The map pays close attention to the area of present-day Texas particularly in regard to La Salle’s ill-fated colony in the area. It shows Fort Francois and specifically identifies the area where La Salle ranged. Included are some of the still-debated routes of eastward journeys made by La Salle to find the mouth of Mississippi, after creating a colony in Victoria County in Texas in 1684. It was on one of these journeys, in 1687, that La Salle was ambushed and killed.
The map gives considerable attention to the Mississippi Delta and the surrounding Gulf Coast, reflecting its pivotal role in the control of the American interior. Two large insets highlight these areas. Interesting possibilities regarding the sources for the insets were raised when the map was catalogued in a recent exhibition. “The two insets in the lower right corner of the map appear to be English in origin, particularly the Mississippi delta inset. This is clearly derived from Mount and Page (see Map 26) which was probably based on Bond’s explorations for Dr. Coxe in 1699. The same basic information continues on the second inset “Les Costes de la Louisiane...”. Although similar to De L’Isle’s coastline on his 1718 map, significant differences appear. Perhaps this is a hybrid of French publications and English mapping not yet published at this date (1720) (Carte Museum Exhibition Description-see below).
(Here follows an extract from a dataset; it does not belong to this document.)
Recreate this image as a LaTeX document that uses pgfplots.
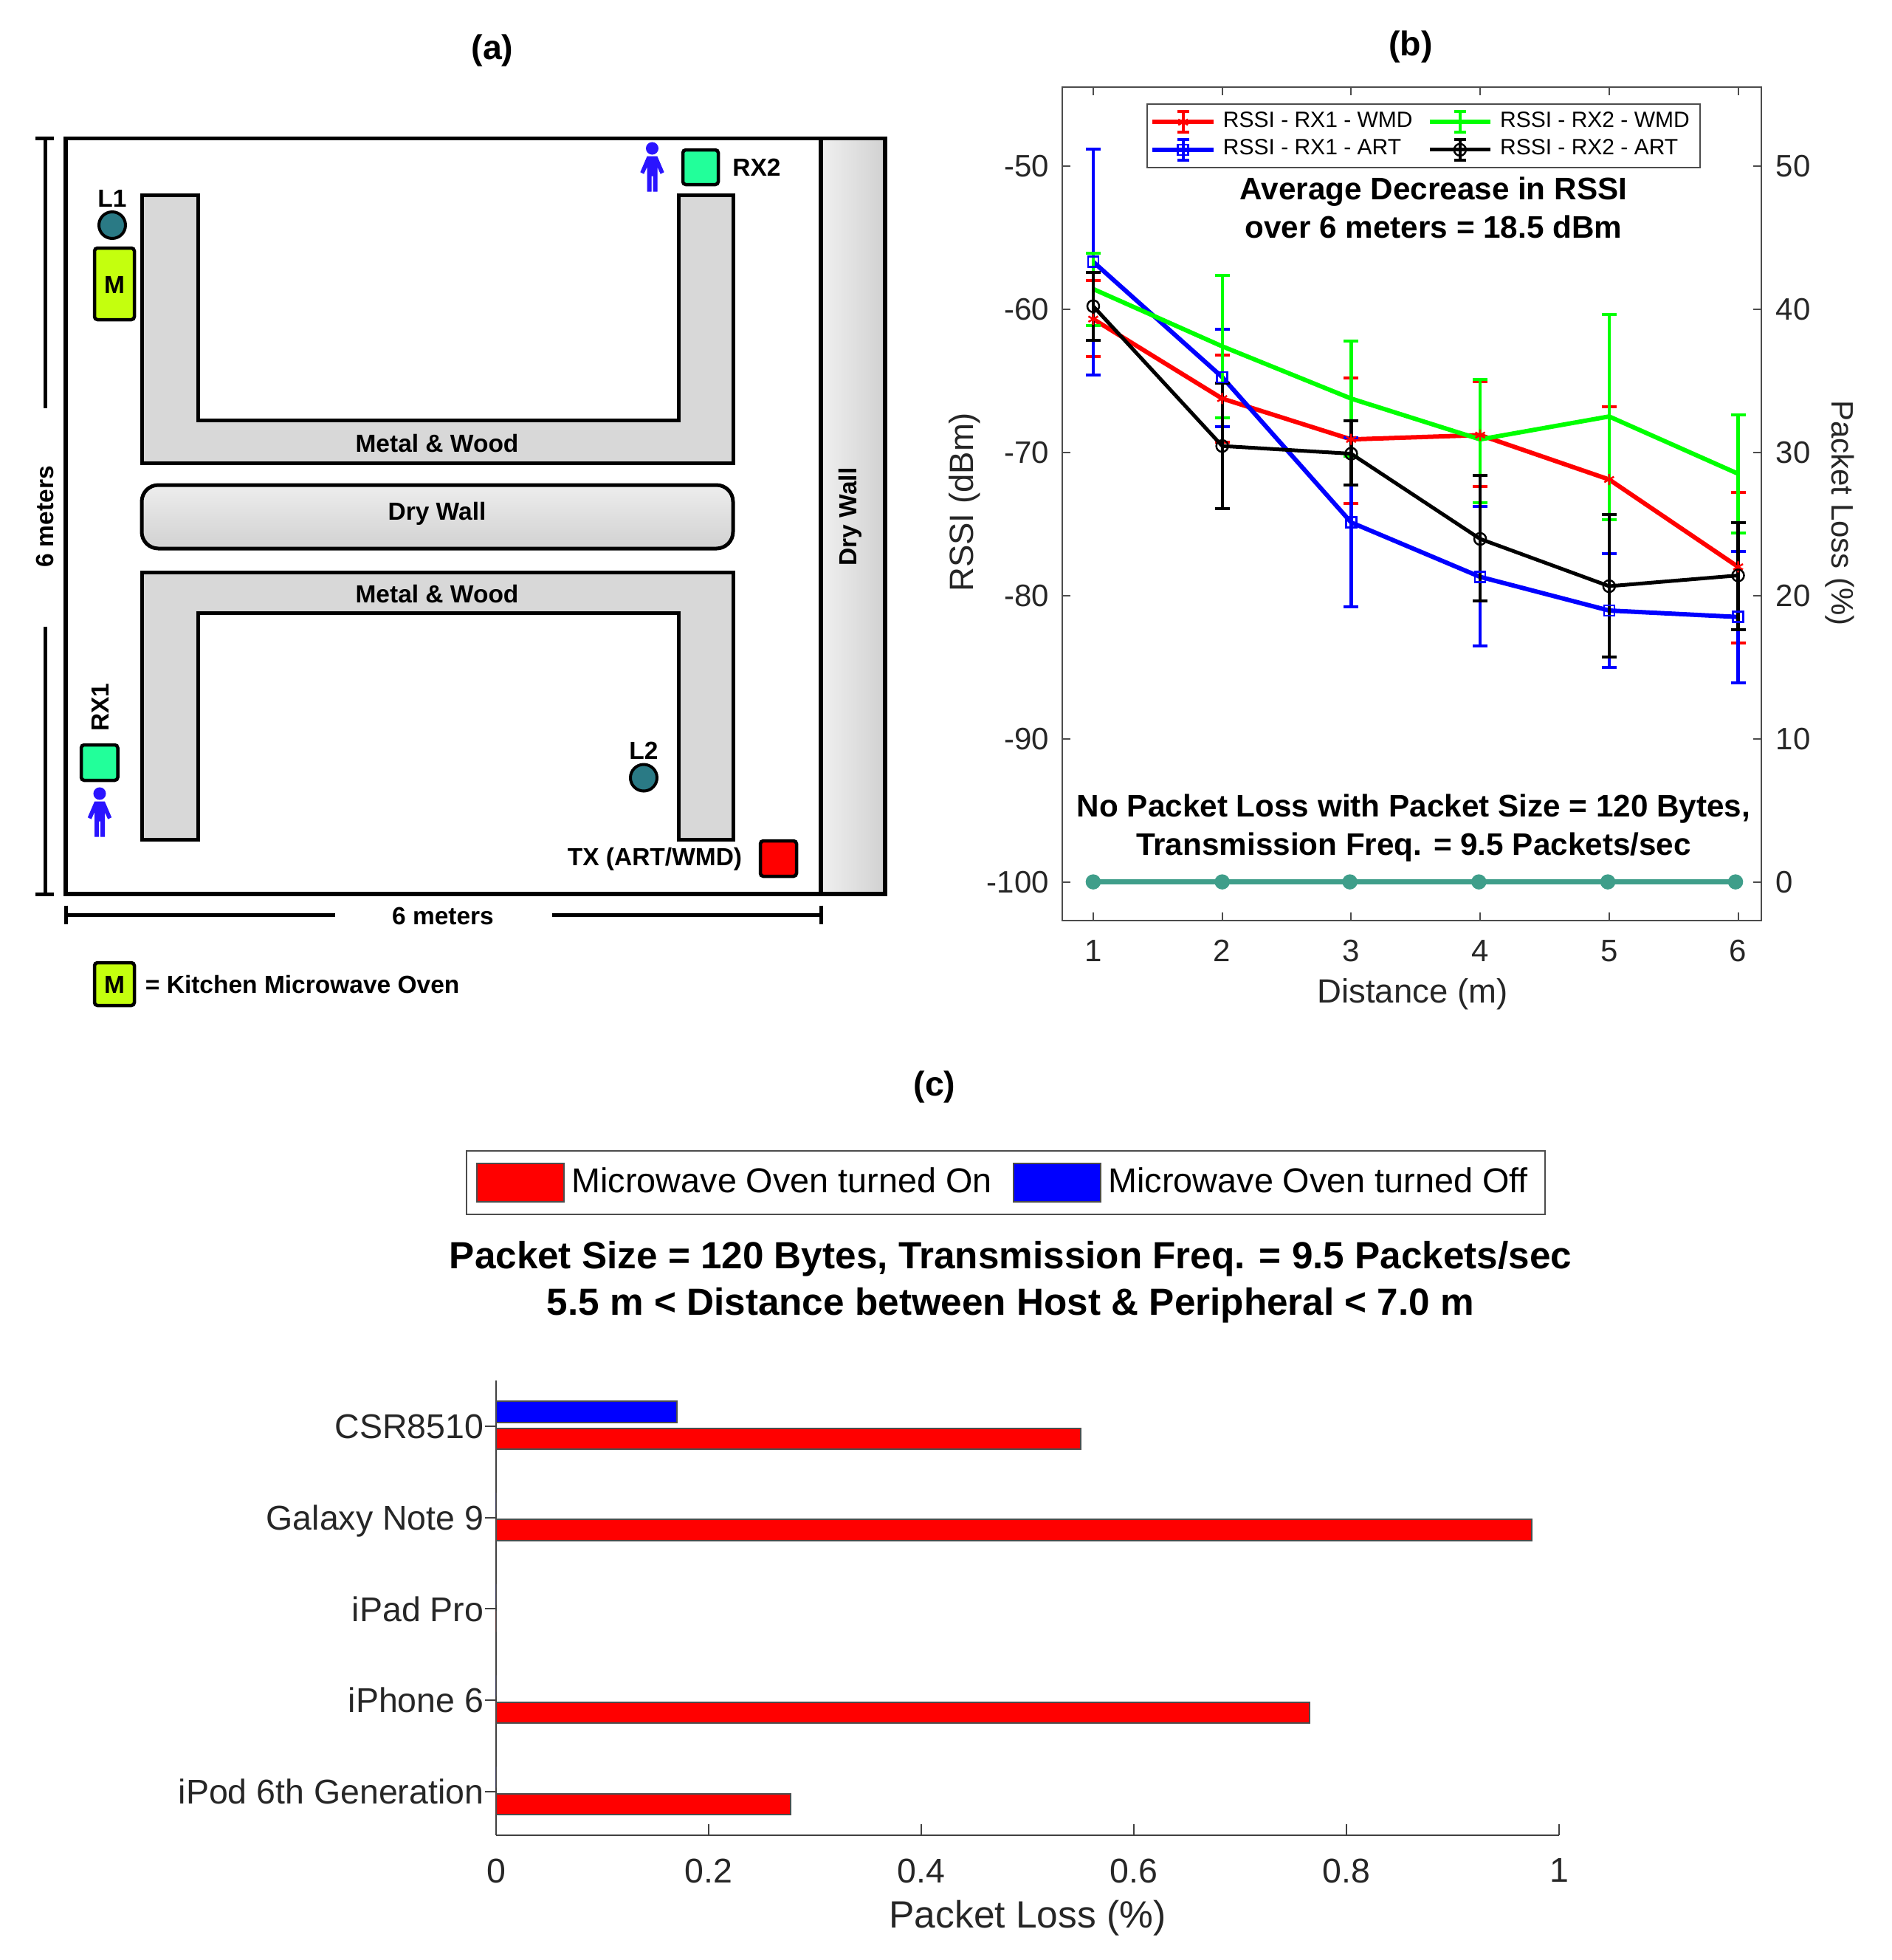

There is also considerable, intriguing detail within “La Louisiane” on the map, much of it relating to La Salle’s explorations and travels. Shown also on the map is Fort Prudhome, the simple stockade structure built by La Salle in 1682 during his final exploration of the Mississippi River; it was located in West Tennessee, possibly in the area of present-day Memphis. The map shows the fort with a prominence well out of proportion to its actual humble dimensions, perhaps to create the impression of a greater presence of “civilization” in the area, which would abet the map’s promotional aims mentioned above. Curiously, three routes emanate southward from the fort on the map and link with an east-west Indian trail used by the English.
Drawing on both De l’Isle and De Fer, the map’s delineation of the Great Lakes region is as up to date as is to be found on a general map of North America of the early 18th century. The east coast is shown in greater detail than on either De Fer or De l’Isle’s maps, albeit in a somewhat retrograde form. The placement of Lake Champlain resembles De Fer’s, but New England appears to be where Van Keulen’s reliance upon French sources ends, and where he draws on resources of his own firm for mapping these areas, or on earlier Dutch sources. For example, the New York portion of the map resembles Visscher’s 1696 treatment of the area, with a large Seneca Lac on the border between New York and Pennsylvania and with Albany appearing significantly to the north of the Mohawk River.
The map is superbly engraved. Eschewing De Fer’s figures and vignettes, van Keulen opted to present his map with uncluttered clarity reminiscent of De l’Isle but executed in the more robust Dutch style.
Gerard van Keulen, son of the company’s founder, was the most skilled member of his illustrious chartmaking family and the official cartographer for the Dutch East India Company.


McCorkle 719.6; Koeman IV: p. 387 [320*]; Carte Museum Exhibition Catalogue, “Finding the Mississippi River,” 2009, Map 31.